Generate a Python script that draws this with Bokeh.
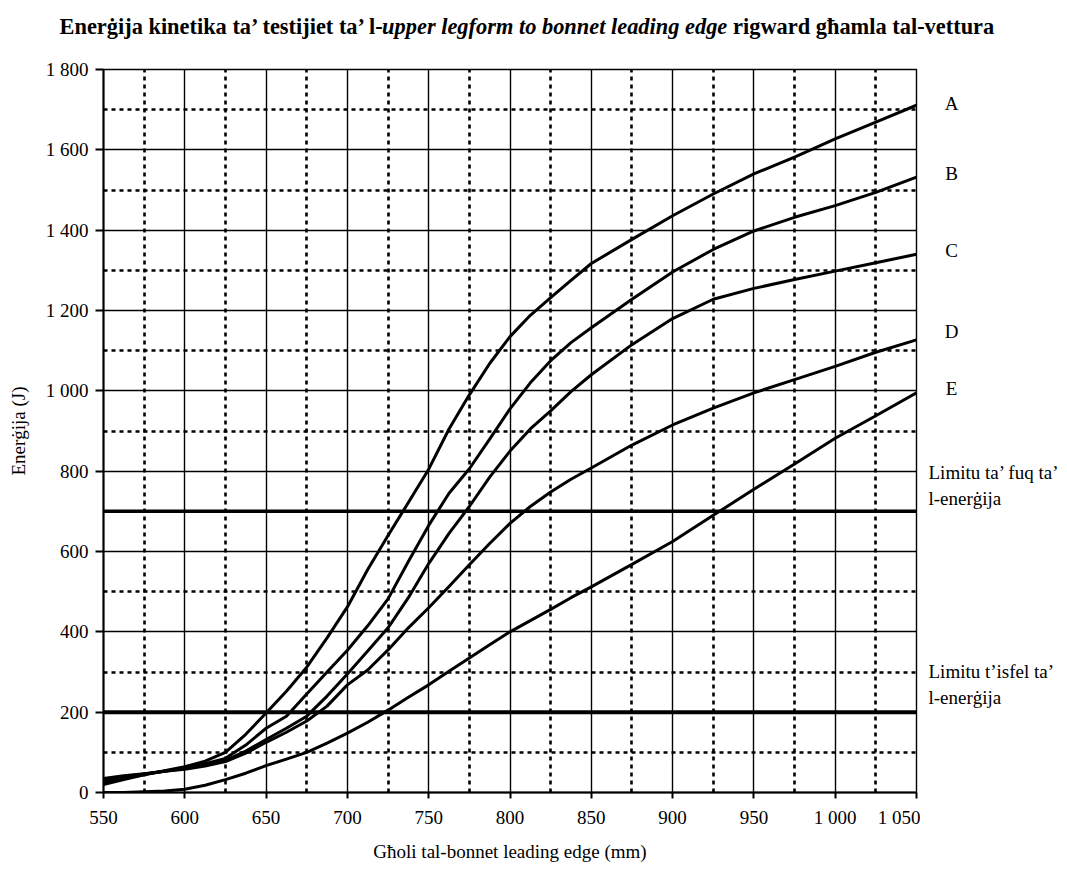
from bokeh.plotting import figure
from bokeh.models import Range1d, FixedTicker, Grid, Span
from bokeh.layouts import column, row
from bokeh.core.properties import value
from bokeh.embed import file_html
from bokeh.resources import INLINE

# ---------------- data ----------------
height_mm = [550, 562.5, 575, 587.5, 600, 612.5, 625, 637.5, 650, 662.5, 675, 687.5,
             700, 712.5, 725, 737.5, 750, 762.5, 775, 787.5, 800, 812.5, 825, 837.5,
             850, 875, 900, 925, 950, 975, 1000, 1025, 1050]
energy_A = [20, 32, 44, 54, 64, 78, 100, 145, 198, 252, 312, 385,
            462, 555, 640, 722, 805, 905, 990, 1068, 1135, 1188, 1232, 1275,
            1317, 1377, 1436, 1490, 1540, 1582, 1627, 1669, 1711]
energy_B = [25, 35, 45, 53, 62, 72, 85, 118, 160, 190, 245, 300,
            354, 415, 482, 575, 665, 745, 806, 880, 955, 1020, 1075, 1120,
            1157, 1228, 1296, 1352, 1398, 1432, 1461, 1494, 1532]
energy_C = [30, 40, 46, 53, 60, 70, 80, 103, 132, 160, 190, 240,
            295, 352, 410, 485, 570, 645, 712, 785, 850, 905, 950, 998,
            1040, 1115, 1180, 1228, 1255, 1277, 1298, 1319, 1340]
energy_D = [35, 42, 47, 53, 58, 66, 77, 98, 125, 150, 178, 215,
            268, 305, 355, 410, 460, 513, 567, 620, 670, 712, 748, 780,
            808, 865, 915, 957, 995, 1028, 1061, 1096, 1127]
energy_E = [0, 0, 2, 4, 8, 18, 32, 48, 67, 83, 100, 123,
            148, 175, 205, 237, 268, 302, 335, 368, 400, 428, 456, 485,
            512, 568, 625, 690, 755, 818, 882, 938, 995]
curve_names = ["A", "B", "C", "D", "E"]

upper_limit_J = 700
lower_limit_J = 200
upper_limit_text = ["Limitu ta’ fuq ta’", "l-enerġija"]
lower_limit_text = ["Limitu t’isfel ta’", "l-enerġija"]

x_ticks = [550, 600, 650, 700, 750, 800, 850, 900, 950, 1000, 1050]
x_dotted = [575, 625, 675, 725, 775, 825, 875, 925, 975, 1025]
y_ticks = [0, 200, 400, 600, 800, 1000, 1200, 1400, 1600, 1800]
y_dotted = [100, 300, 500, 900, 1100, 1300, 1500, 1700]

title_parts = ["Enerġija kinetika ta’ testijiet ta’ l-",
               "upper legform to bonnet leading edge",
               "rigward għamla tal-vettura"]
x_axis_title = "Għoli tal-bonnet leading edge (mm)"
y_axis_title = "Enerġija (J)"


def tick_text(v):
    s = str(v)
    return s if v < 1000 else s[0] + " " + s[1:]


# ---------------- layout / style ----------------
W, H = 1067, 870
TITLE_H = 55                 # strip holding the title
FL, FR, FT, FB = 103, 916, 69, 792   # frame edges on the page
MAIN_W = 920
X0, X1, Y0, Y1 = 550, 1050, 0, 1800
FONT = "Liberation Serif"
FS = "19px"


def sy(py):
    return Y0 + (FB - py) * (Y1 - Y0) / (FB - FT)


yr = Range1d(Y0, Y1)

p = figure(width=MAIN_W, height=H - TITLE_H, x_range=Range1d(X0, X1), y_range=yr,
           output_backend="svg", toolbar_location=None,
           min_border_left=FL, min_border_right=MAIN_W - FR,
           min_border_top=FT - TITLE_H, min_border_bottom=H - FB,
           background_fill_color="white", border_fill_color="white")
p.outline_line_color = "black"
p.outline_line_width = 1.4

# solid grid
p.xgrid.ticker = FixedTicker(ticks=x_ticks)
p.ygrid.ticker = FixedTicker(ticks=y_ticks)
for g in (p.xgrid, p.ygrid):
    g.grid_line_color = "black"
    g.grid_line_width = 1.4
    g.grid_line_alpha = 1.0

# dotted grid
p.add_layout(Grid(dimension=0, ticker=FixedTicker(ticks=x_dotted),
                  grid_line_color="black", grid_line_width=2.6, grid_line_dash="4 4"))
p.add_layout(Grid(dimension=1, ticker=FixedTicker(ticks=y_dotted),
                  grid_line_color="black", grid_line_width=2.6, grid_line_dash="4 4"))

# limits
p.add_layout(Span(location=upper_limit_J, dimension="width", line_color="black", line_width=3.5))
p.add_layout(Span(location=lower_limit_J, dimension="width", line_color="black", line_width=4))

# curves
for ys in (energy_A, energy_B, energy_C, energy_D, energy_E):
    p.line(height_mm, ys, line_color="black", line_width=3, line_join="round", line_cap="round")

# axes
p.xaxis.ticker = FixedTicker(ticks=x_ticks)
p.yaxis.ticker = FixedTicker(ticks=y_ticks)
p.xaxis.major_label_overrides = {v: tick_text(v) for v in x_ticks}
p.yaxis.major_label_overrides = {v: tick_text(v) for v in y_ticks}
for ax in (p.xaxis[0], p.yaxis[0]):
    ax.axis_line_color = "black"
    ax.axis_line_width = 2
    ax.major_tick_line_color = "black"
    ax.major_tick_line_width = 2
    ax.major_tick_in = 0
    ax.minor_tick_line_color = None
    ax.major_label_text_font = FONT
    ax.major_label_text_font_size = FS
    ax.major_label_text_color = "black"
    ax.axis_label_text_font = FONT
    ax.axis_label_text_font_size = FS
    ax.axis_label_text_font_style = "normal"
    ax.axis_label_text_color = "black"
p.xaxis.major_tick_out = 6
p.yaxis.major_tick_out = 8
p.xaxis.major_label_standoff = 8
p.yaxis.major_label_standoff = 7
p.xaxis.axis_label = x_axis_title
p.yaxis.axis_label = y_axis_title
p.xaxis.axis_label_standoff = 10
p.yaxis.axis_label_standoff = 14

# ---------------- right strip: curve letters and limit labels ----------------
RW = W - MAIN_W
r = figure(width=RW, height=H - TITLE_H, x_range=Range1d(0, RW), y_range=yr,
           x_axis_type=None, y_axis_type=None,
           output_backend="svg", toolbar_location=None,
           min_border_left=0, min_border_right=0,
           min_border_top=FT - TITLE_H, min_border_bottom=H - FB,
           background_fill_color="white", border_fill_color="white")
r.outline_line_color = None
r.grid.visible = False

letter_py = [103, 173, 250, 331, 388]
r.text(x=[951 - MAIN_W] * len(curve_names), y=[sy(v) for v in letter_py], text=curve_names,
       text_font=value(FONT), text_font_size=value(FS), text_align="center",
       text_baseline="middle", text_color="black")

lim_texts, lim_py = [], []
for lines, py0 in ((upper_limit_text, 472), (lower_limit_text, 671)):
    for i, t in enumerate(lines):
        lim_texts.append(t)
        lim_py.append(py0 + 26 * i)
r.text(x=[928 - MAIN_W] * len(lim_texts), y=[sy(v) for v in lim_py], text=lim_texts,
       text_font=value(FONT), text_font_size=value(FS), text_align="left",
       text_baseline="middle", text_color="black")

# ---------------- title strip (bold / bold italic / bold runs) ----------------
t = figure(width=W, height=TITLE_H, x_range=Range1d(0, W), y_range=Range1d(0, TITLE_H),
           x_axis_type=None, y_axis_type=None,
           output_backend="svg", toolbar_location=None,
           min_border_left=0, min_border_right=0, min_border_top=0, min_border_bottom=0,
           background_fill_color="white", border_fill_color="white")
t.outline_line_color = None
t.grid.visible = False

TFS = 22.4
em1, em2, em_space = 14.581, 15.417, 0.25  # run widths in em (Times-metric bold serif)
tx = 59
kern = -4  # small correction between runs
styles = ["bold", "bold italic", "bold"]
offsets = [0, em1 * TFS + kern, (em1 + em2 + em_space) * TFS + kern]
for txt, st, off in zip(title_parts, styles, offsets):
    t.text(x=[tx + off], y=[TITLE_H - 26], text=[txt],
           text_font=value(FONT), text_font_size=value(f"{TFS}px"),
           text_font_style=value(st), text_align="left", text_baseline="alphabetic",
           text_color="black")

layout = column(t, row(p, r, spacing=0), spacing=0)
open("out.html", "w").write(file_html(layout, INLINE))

===

Extract, word for word, each line from the top of the data down to and including the line with "from bokeh.resources import INLINE"; skip the pictures.

Generate a Python script that draws this with Bokeh.
from bokeh.plotting import figure
from bokeh.models import Range1d, FixedTicker, Grid, Span
from bokeh.layouts import column, row
from bokeh.core.properties import value
from bokeh.embed import file_html
from bokeh.resources import INLINE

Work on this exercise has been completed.